So I made the decision to follow in brave Mr. Dobson's footsteps and live like Jesus did two thousand years ago. Unlike Edward Dobson I had a job that expected me to show up on Monday, so spending a year of my life doing something I could learn from a book in two hours was simply not possible. Instead I would live like Jesus for one weekend, which is just enough time to get a feel for how much it must have sucked back then, and still make it back to work in time see Tiffany do her morning stretches.
Following through with this experiment would require some major changes in my otherwise tedious life. To start with, two thousand years ago there was no access to television or the internet, so I would have to put aside both and start listening to AM radio as Jesus did. And I could forget about using the toilet, indoor plumbing was nothing but a pipe dream back then, I would need to start pooping in the backyard like my ex-wife, if I wanted to do this correctly.
I could hear my friend Reid already, "Why are you wasting your time on this nonsense? Don't you have something better to do? Stop shaking my grandma's urn, she gets motion sickness." He would never understand what I was attempting to accomplish here, and in his defence, neither do I. But too many times in life I have ignored the foolish ideas that pop in my head, only to regret that decision later on. For me, 2017 was going to be the year of 'facing my fears,' not the year of 'fearing my face,' like it's always been.
I did have an enormous amount of reservations regarding this experiment, the biggest of which revolved around bathing. Since there were no showers in ancient Galilee, Jesus and his homies would have been forced to wash themselves in puddles and ponds, if they bothered to wash at all. Growing up I never once heard Father O'Malley mention the overpowering stench wafting from the son of god's crotch, but it must have been there, encircling his junk like a cloud of warm sewer gas. It's astonishing to me how anyone back then managed to have sex without throwing up all over each other. If I go more than 24 hours without taking a shower or soaking in a warm tub, I develop a thin layer of sticky sweat that sort of smells like hot feet. As a child my mother referred to it as my "layer of unpleasantness." Spending 48 hours marinating in my own filth was certainly going to be the most difficult part of this adventure.
Food was also a concern. I'm pretty sure Jesus never had pudding pops or Lucky Charms, and those are the only things that inhabit my cupboards. I think Jesus ate a lot of fish, but I can't eat that due to an allergy. It's not so much an allergy to the fish itself, as it is an allergy to things that have scales and swim in their own shit.

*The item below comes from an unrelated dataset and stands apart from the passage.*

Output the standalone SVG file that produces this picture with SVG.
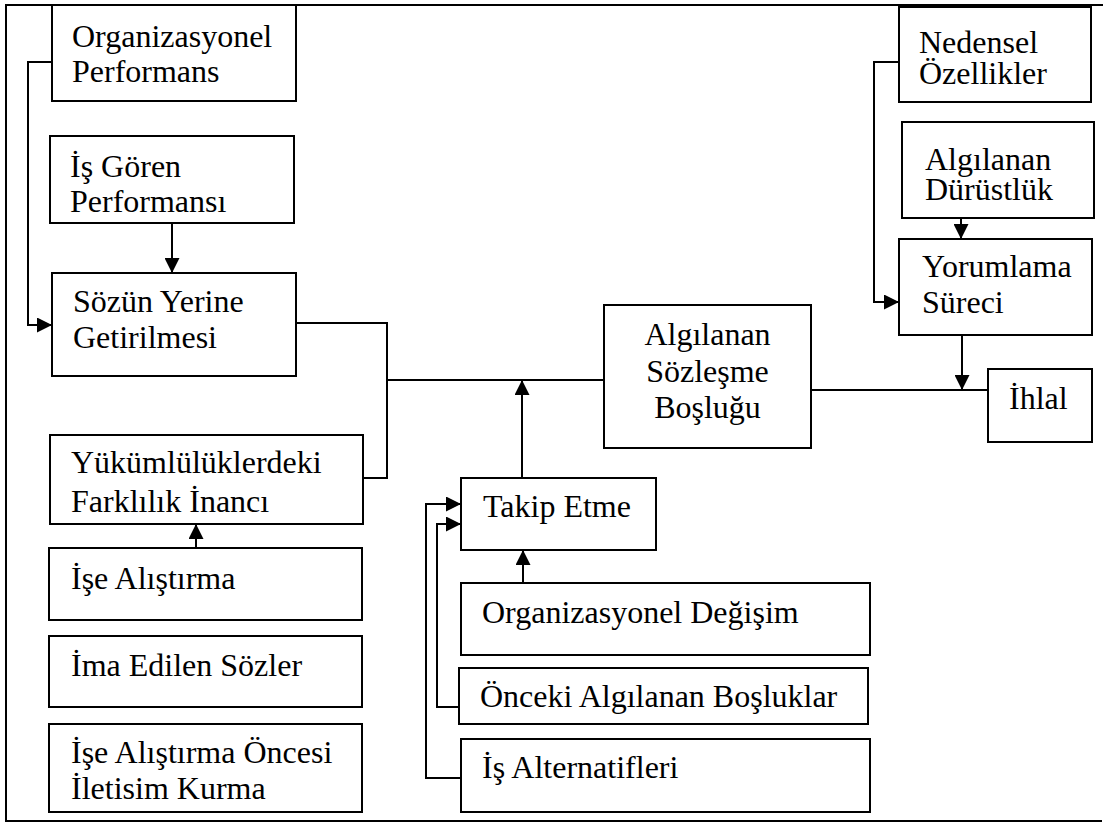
<svg xmlns="http://www.w3.org/2000/svg" width="1103" height="823" viewBox="0 0 1103 823">
  <defs>
    <marker id="arrow" viewBox="0 0 10 10" refX="10" refY="5" markerWidth="15" markerHeight="15" markerUnits="userSpaceOnUse" orient="auto">
      <path d="M0,0 L10,5 L0,10 Z" fill="#000"/>
    </marker>
    <style>
      .box { fill: #fff; stroke: #000; stroke-width: 2; }
      .mid { text-anchor: middle; }
      .ln { fill: none; stroke: #000; stroke-width: 2; }
      .arr { fill: none; stroke: #000; stroke-width: 2; marker-end: url(#arrow); }
    </style>
  </defs>
  <rect width="1103" height="823" fill="#fff"/>
  <!-- outer frame (open on the right) -->
  <path class="ln" d="M1103,5 L6,5 L6,821 L1102,821"/>

  <g id="connectors">
    <!-- Organizasyonel Performans -> Sözün Yerine Getirilmesi -->
    <path class="arr" d="M52,62 L28,62 L28,325 L52,325"/>
    <!-- İş Gören Performansı -> Sözün Yerine Getirilmesi -->
    <path class="arr" d="M172,223 L172,273"/>
    <!-- Sözün / Yükümlülükler bracket into the gap line -->
    <path class="ln" d="M296,323 L387,323 L387,478 L363,478"/>
    <path class="ln" d="M387,380 L604,380"/>
    <!-- Takip Etme -> gap line -->
    <path class="arr" d="M522,478 L522,380"/>
    <!-- İşe Alıştırma -> Yükümlülüklerdeki Farklılık İnancı -->
    <path class="arr" d="M196,548 L196,524"/>
    <!-- Organizasyonel Değişim -> Takip Etme -->
    <path class="arr" d="M523,583 L523,550"/>
    <!-- Önceki Algılanan Boşluklar -> Takip Etme -->
    <path class="arr" d="M459,707 L437,707 L437,524 L461,524"/>
    <!-- İş Alternatifleri -> Takip Etme -->
    <path class="arr" d="M461,778 L426,778 L426,504 L461,504"/>
    <!-- Nedensel Özellikler -> Yorumlama Süreci -->
    <path class="arr" d="M899,62 L874,62 L874,302 L899,302"/>
    <!-- Algılanan Dürüstlük -> Yorumlama Süreci -->
    <path class="arr" d="M961,218 L961,239"/>
    <!-- Algılanan Sözleşme Boşluğu -> İhlal -->
    <path class="ln" d="M811,390 L988,390"/>
    <!-- Yorumlama Süreci -> İhlal line -->
    <path class="arr" d="M962,335 L962,390"/>
  </g>

  <g id="nodes" font-family="Liberation Serif, serif" font-size="32" fill="#000">
    <g id="org-performans">
      <rect class="box" x="52" y="5" width="244" height="96"/>
      <text x="72" y="47">Organizasyonel</text>
      <text x="72" y="82">Performans</text>
    </g>
    <g id="is-goren-performansi">
      <rect class="box" x="50" y="136" width="244" height="87"/>
      <text x="70" y="177">İş Gören</text>
      <text x="70" y="212">Performansı</text>
    </g>
    <g id="sozun-yerine-getirilmesi">
      <rect class="box" x="52" y="273" width="244" height="103"/>
      <text x="73" y="312">Sözün Yerine</text>
      <text x="73" y="348">Getirilmesi</text>
    </g>
    <g id="yukumlulukler">
      <rect class="box" x="50" y="435" width="313" height="89"/>
      <text x="71" y="473">Yükümlülüklerdeki</text>
      <text x="71" y="512">Farklılık İnancı</text>
    </g>
    <g id="ise-alistirma">
      <rect class="box" x="49" y="548" width="313" height="72"/>
      <text x="71" y="589">İşe Alıştırma</text>
    </g>
    <g id="ima-edilen-sozler">
      <rect class="box" x="49" y="636" width="313" height="71"/>
      <text x="71" y="676">İma Edilen Sözler</text>
    </g>
    <g id="ise-alistirma-oncesi">
      <rect class="box" x="49" y="724" width="313" height="88"/>
      <text x="71" y="763">İşe Alıştırma Öncesi</text>
      <text x="71" y="799">İletisim Kurma</text>
    </g>
    <g id="algilanan-sozlesme-boslugu">
      <rect class="box" x="604" y="305" width="207" height="143"/>
      <text class="mid" x="707.5" y="345">Algılanan</text>
      <text class="mid" x="707.5" y="382">Sözleşme</text>
      <text class="mid" x="707.5" y="418">Boşluğu</text>
    </g>
    <g id="takip-etme">
      <rect class="box" x="461" y="478" width="195" height="72"/>
      <text x="483" y="517">Takip Etme</text>
    </g>
    <g id="organizasyonel-degisim">
      <rect class="box" x="461" y="583" width="409" height="72"/>
      <text x="482" y="623">Organizasyonel Değişim</text>
    </g>
    <g id="onceki-algilanan-bosluklar">
      <rect class="box" x="459" y="668" width="409" height="56"/>
      <text x="480" y="707">Önceki Algılanan Boşluklar</text>
    </g>
    <g id="is-alternatifleri">
      <rect class="box" x="461" y="739" width="409" height="73"/>
      <text x="482" y="778">İş Alternatifleri</text>
    </g>
    <g id="nedensel-ozellikler">
      <rect class="box" x="899" y="7" width="192" height="95"/>
      <text x="919" y="53">Nedensel</text>
      <text x="919" y="84">Özellikler</text>
    </g>
    <g id="algilanan-durustluk">
      <rect class="box" x="902" y="122" width="192" height="96"/>
      <text x="925" y="170">Algılanan</text>
      <text x="925" y="200">Dürüstlük</text>
    </g>
    <g id="yorumlama-sureci">
      <rect class="box" x="899" y="239" width="193" height="96"/>
      <text x="922" y="277">Yorumlama</text>
      <text x="922" y="313">Süreci</text>
    </g>
    <g id="ihlal">
      <rect class="box" x="988" y="369" width="104" height="73"/>
      <text x="1009" y="409">İhlal</text>
    </g>
  </g>
</svg>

A website I found on this topic listed the likely foods consumed by Jesus to be, olives, figs, grapes, lentils, pomegranates, dates, lamb, and wine, all of which were on my list of fake foods, so I couldn't go near them. The wine was a different story though, I had no problem with wine. I would happily spend the weekend consuming multiple bottles in order to satiate my hunger, which meant it would be the same as every other weekend. I guess I could eat the dog food, that's probably similar to what they had back then.

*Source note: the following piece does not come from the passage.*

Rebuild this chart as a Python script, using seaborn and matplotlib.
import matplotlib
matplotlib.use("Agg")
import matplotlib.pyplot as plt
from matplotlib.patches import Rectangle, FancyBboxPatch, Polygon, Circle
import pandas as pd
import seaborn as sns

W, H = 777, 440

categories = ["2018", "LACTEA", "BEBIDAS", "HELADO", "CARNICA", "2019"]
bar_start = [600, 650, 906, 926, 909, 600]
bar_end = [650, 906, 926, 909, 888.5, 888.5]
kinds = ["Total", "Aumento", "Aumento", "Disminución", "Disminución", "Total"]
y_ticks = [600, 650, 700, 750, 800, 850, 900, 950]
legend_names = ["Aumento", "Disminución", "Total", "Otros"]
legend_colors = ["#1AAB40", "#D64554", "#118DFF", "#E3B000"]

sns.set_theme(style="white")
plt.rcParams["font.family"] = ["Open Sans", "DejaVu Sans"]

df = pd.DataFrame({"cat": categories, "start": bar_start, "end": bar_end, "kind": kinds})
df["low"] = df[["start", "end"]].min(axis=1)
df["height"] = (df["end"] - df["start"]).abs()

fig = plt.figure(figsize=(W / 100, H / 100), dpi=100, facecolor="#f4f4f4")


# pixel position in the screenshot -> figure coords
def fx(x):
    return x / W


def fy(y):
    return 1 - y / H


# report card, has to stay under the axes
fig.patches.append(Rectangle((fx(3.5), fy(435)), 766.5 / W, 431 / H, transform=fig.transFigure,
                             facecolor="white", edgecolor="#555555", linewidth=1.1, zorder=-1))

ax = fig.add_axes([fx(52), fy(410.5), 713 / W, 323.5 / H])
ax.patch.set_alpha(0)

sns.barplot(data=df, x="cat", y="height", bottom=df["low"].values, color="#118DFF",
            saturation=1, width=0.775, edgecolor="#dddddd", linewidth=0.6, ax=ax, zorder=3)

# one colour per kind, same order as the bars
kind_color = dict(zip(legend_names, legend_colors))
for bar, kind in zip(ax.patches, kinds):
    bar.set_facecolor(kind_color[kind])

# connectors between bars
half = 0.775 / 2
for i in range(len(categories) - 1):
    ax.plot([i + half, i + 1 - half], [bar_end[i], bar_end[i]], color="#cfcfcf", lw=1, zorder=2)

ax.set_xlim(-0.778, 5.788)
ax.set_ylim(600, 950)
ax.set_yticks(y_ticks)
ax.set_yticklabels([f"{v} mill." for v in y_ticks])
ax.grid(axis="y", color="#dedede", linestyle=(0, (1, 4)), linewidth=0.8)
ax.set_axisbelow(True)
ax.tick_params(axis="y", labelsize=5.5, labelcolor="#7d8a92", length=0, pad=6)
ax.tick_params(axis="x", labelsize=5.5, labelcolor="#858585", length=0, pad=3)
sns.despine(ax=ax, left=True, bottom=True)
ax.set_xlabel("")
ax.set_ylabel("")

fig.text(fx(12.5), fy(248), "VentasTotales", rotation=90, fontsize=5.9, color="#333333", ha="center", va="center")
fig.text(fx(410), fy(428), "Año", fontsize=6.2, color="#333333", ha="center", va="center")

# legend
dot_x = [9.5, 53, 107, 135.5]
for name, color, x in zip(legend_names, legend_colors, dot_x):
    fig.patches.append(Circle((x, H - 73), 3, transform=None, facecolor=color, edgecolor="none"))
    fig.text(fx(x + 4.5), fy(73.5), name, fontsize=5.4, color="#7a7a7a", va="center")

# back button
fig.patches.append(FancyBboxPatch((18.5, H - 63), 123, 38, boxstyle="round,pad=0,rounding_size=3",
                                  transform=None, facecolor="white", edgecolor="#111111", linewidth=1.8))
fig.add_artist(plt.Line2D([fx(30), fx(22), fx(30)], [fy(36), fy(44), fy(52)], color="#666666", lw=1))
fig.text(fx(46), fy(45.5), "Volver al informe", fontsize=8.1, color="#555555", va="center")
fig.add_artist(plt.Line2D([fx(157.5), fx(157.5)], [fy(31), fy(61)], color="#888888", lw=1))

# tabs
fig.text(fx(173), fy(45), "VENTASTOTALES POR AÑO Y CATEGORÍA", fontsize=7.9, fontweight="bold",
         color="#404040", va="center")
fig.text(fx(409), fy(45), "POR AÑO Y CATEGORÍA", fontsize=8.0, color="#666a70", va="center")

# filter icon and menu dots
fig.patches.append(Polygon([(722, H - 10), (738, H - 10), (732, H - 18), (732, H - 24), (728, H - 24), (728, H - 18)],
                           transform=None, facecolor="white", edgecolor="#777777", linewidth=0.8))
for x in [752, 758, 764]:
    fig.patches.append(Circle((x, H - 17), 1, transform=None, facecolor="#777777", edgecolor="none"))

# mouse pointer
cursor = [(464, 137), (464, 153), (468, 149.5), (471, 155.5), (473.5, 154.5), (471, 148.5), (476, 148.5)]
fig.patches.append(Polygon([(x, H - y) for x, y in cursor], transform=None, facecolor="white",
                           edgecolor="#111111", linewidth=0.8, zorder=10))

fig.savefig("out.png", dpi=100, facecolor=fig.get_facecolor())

The one detail of those ancient days that I absolutely refused to mimic is the practice of wearing sandals. I know it sounds extreme, but if I had my way everyone who wore sandals in public would have their toes sliced off by a Sith Lord. I do not like sandals, or more specifically, I do not like the fat, crooked, sausages inside of them, which are on display for all the world to see. Most peoples feet are simply not nice, they have long yellow nails or god awful clumps of wiry, black hair all over the toes, yet this never stops their owner from flaunting them in public. I have too much respect for my fellow man to subject them to the horror that is my feet, I only wish the rest of the pudgy toed world would do the same for me. It's the reason I wrap them in duct tape when I go to the beach.
I haven't yet attempted this little experiment because I've been very busy studying pornographic origami, but I want to do it soon. I think it will be fun to not use toilet paper and blow my nose in a yack, even if it's only for a couple of days. Not to mention, learning about the daily hardships Jesus faced should bring me closer to understanding what it was like to be an omniscient space being, cloaked in the flesh of its creation, two thousand years ago.
Who knows, maybe I'll fall in love with the lifestyle and choose to live like that forever. I hope that doesn't happen though, I don't want to have to sell my car and buy a camel, they don't even come with a port to charge my cell phone.